Blame Government Rules for TV Blackouts

Last week, two hundred thousand Bostonians were nearly apoplectic over the threat of a TV blackout that could have caused them to miss their beloved Patriots playing in this year’s Super Bowl. A deal reached between DirecTV and Sunbeam Television, which owns the local broadcasting affiliate carrying the game, means it will go on. However, consumers directing their anger at content and cable providers are often unaware that most of the fault lies with government retransmission rules.

TV blackouts are unfortunately nothing new, the occasional result of negotiations between broadcasters and content providers, and the cable, satellite, and telcos that carry their signal (known as multichannel video programming distributors or MVPDs). Yet, negotiations between broadcasters and MVPDs are guided by a complex, onerous, and antiquated set of regulations that not only restrict these companies from entering into agreements in a free market, but can often cause negotiation breakdown.

For example, the so-called “sports blackout” rule prevents MVPDs from carrying a game if it’s not broadcasted on local television. Non-duplication and syndicated exclusivity rules force MVPDs to carry the content from a local station, instead of importing the same program from elsewhere should negotiations break down. “Must carry” rules actually allow content creators to force cable companies to carry their programming. On the other side of the coin, the compulsory licensing regime has MVPDs pay government-set royalties for content copyright licenses, so that they don’t have to negotiate with each copyright holder. The list of rules goes on, and taken together they are used by government and companies on both sides to leverage power in negotiations.

The Next Generation Television Marketplace Act (PDF), introduced late last year by Rep. Steve Scalise (R-La.) and Sen. Jim DeMint (R-S.C.) would tackle much of the problem with the current retransmission consent and compulsory copyright regime. The bill repeals many of the rules that guide broadcaster and MVPD negotiations. It also tears down government price regulations and mandates that cable companies offer a mandatory “basic tier” of channels. In an era of on-demand programming, especially from web and other non-cable providers, this is a particularly outdated law. The law would also repeal cross-media ownership limitations that prevent companies from simultaneously owning radio and TV stations or newspaper and broadcast stations. This will allow industries struggling for capital, like newspapers, to seek investments from within the larger media industry.

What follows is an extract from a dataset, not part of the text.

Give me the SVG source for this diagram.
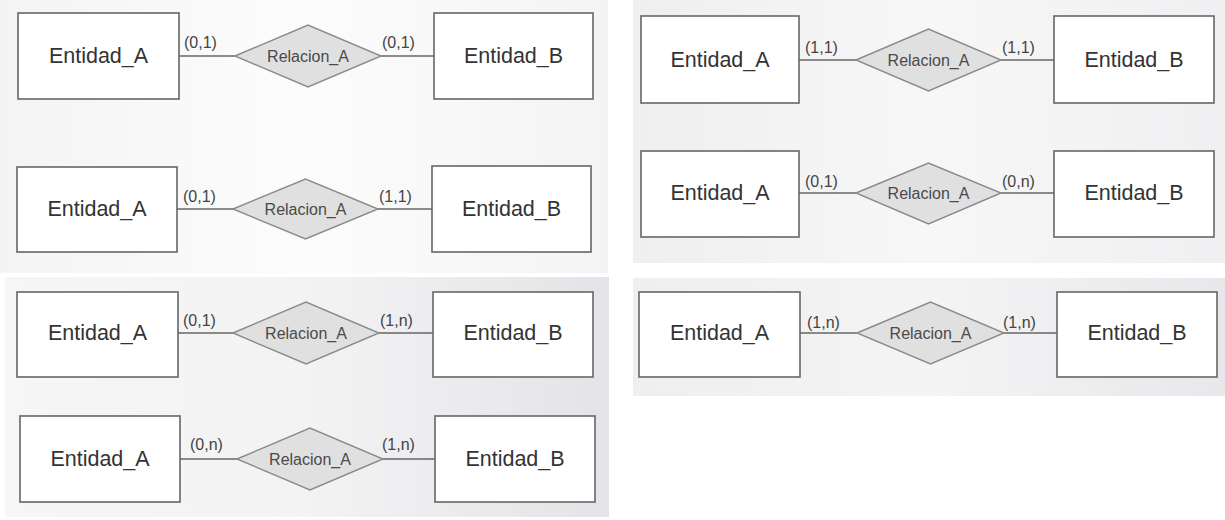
<svg xmlns="http://www.w3.org/2000/svg" width="1225" height="520" viewBox="0 0 1225 520">
<defs>
<linearGradient id="g1" x1="0" y1="0" x2="1" y2="0"><stop offset="0" stop-color="#f4f4f4"/><stop offset="0.5" stop-color="#fcfcfc"/><stop offset="1" stop-color="#f4f4f5"/></linearGradient>
<linearGradient id="g2" x1="0" y1="0" x2="1" y2="0"><stop offset="0" stop-color="#efefef"/><stop offset="0.5" stop-color="#f7f7f7"/><stop offset="1" stop-color="#f0f0f2"/></linearGradient>
<linearGradient id="g3" x1="0" y1="0" x2="1" y2="0"><stop offset="0" stop-color="#f6f6f6"/><stop offset="0.5" stop-color="#f3f3f4"/><stop offset="1" stop-color="#e4e3e7"/></linearGradient>
<linearGradient id="g4" x1="0" y1="0" x2="1" y2="0"><stop offset="0" stop-color="#efefef"/><stop offset="0.5" stop-color="#f4f4f5"/><stop offset="1" stop-color="#e8e7eb"/></linearGradient>
</defs>
<style>
.ent{fill:#ffffff;stroke:#666666;stroke-width:1.6}
.rel{fill:#e0e0e0;stroke:#8a8a8a;stroke-width:1.4}
.ln{stroke:#666666;stroke-width:1.6;fill:none}
.et{font-family:"Liberation Sans",Arial,sans-serif;font-size:21.5px;fill:#333333;text-anchor:middle;dominant-baseline:central}
.rt{font-family:"Liberation Sans",Arial,sans-serif;font-size:16px;fill:#4a4a4a;text-anchor:middle;dominant-baseline:central}
.ct{font-family:"Liberation Sans",Arial,sans-serif;font-size:16px;fill:#444444}
</style>
<rect width="1225" height="520" fill="#ffffff"/>
<g id="panels">
<rect x="0" y="0" width="608" height="273" fill="url(#g1)"/>
<rect x="633" y="0" width="592" height="263" fill="url(#g2)"/>
<rect x="5" y="277" width="604" height="240" fill="url(#g3)"/>
<rect x="633" y="278" width="592" height="118" fill="url(#g4)"/>
</g>
<g id="connectors">
<line class="ln" x1="179" y1="56" x2="235" y2="56"/><line class="ln" x1="381" y1="56" x2="434" y2="56"/>
<line class="ln" x1="177" y1="209" x2="233" y2="209"/><line class="ln" x1="378" y1="209" x2="432" y2="209"/>
<line class="ln" x1="799" y1="60" x2="856" y2="60"/><line class="ln" x1="1001" y1="60" x2="1054" y2="60"/>
<line class="ln" x1="799" y1="193" x2="856" y2="193"/><line class="ln" x1="1001" y1="193" x2="1054" y2="193"/>
<line class="ln" x1="178" y1="333" x2="233" y2="333"/><line class="ln" x1="379" y1="333" x2="433" y2="333"/>
<line class="ln" x1="180" y1="459" x2="237" y2="459"/><line class="ln" x1="383" y1="459" x2="435" y2="459"/>
<line class="ln" x1="800" y1="333" x2="857" y2="333"/><line class="ln" x1="1004" y1="333" x2="1057" y2="333"/>
</g>
<g id="labels">
<text class="ct" x="184" y="48">(0,1)</text><text class="ct" x="382" y="48">(0,1)</text>
<text class="ct" x="183" y="202">(0,1)</text><text class="ct" x="379" y="202">(1,1)</text>
<text class="ct" x="805" y="53">(1,1)</text><text class="ct" x="1002" y="53">(1,1)</text>
<text class="ct" x="805" y="187">(0,1)</text><text class="ct" x="1002" y="187">(0,n)</text>
<text class="ct" x="183" y="326">(0,1)</text><text class="ct" x="380" y="326">(1,n)</text>
<text class="ct" x="190" y="450">(0,n)</text><text class="ct" x="382" y="450">(1,n)</text>
<text class="ct" x="807" y="328">(1,n)</text><text class="ct" x="1003" y="328">(1,n)</text>
</g>
<g id="d1a"><rect class="ent" x="18" y="13" width="161" height="86"/><text class="et" x="98.5" y="56">Entidad_A</text></g>
<g id="d1r"><polygon class="rel" points="235,56 308,25 381,56 308,87"/><text class="rt" x="308" y="56">Relacion_A</text></g>
<g id="d1b"><rect class="ent" x="434" y="13" width="159" height="86"/><text class="et" x="513.5" y="56">Entidad_B</text></g>
<g id="d2a"><rect class="ent" x="17" y="167" width="160" height="85"/><text class="et" x="97" y="209">Entidad_A</text></g>
<g id="d2r"><polygon class="rel" points="233,209 305.5,179 378,209 305.5,239"/><text class="rt" x="305.5" y="209">Relacion_A</text></g>
<g id="d2b"><rect class="ent" x="432" y="166" width="159" height="86"/><text class="et" x="511.5" y="209">Entidad_B</text></g>
<g id="d3a"><rect class="ent" x="641" y="16" width="158" height="87"/><text class="et" x="720" y="60">Entidad_A</text></g>
<g id="d3r"><polygon class="rel" points="856,60 928.5,29 1001,60 928.5,91"/><text class="rt" x="928.5" y="60">Relacion_A</text></g>
<g id="d3b"><rect class="ent" x="1054" y="16" width="160" height="87"/><text class="et" x="1134" y="60">Entidad_B</text></g>
<g id="d4a"><rect class="ent" x="641" y="151" width="158" height="86"/><text class="et" x="720" y="193">Entidad_A</text></g>
<g id="d4r"><polygon class="rel" points="856,193 928.5,163 1001,193 928.5,224"/><text class="rt" x="928.5" y="193">Relacion_A</text></g>
<g id="d4b"><rect class="ent" x="1054" y="151" width="160" height="86"/><text class="et" x="1134" y="193">Entidad_B</text></g>
<g id="d5a"><rect class="ent" x="17" y="292" width="161" height="85"/><text class="et" x="97.5" y="333">Entidad_A</text></g>
<g id="d5r"><polygon class="rel" points="233,333 306,302 379,333 306,364"/><text class="rt" x="306" y="333">Relacion_A</text></g>
<g id="d5b"><rect class="ent" x="433" y="292" width="160" height="85"/><text class="et" x="513" y="333">Entidad_B</text></g>
<g id="d6a"><rect class="ent" x="20" y="416" width="160" height="86"/><text class="et" x="100" y="459">Entidad_A</text></g>
<g id="d6r"><polygon class="rel" points="237,459 310,428 383,459 310,490"/><text class="rt" x="310" y="459">Relacion_A</text></g>
<g id="d6b"><rect class="ent" x="435" y="416" width="160" height="86"/><text class="et" x="515" y="459">Entidad_B</text></g>
<g id="d7a"><rect class="ent" x="639" y="292" width="161" height="85"/><text class="et" x="719.5" y="333">Entidad_A</text></g>
<g id="d7r"><polygon class="rel" points="857,333 930.5,302 1004,333 930.5,364"/><text class="rt" x="930.5" y="333">Relacion_A</text></g>
<g id="d7b"><rect class="ent" x="1057" y="292" width="160" height="85"/><text class="et" x="1137" y="333">Entidad_B</text></g>
</svg>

The FCC has already undertaken steps toward eliminating the “sports blackout” rule. Yet, this hardly goes far enough to end government’s role in causing content and MVPD negotiations to break down and spill out into consumer view. As we argued in comments to the FCC last year, the current regulatory system needs a complete rewrite.

The last time most of these laws were touched was 1992, when consumers had fewer cable providers and programming options. Today there is strong competition amongst cable, satellite, and telecom companies, and amongst content distributors like broadcasters, cable channels, and web companies like Netflix and Hulu. It’s time to bring content delivery into the modern era, scrap outdated rules, and allow companies to negotiate in a free-market.